Quoted from:

Practical Handbook of Digital Mapping Terms and Concepts.

S. L. Arlinghaus; R. F. Austin; W. C. Arlinghaus, W. D. Drake, J. D. Nystuen

pp. 253-254.

vector

a mathematical entity showing both distance and
direction. In a mapping context, this word has come to refer to a
data structure for processing and displaying graphic data, represented
as strings of coordinates given the true position of features and their
boundaries. In contrast to the raster format, in which reference
is to pixels or matrix entries, the vector format is capable of stringing
together pieces of line, end-to-end, in order to create a curve that appears
smoother than does its raster counterpart formed from little squares (current
shape of a pixel).
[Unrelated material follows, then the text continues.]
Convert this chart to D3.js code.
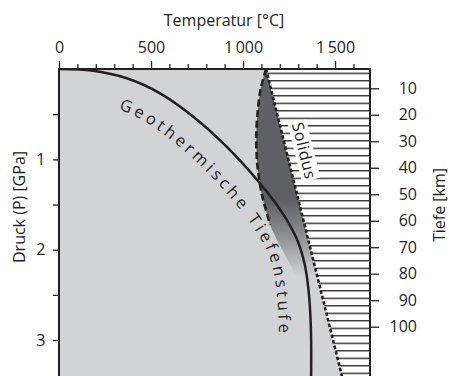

Vector data define complex geometric entities
that can be manipulated on the basis of attribut data; they are very
useful in this regard.

From a theoretical standpoint, the distinction
between vector and raster is parallel to the approach in linear algebra
that distinguishes between combining (using rules of algebra) vectors directly,
or combining (using rules of algebra) matrices that represent these vectors.
Thus, one place to look for theoretical material related to the problem
of shifting from vector to raster format is in the literature of modern
linear algebra texts that emphasize a transformational approach (rather
than the first-half of the twentieth century approach of "matrix algebra").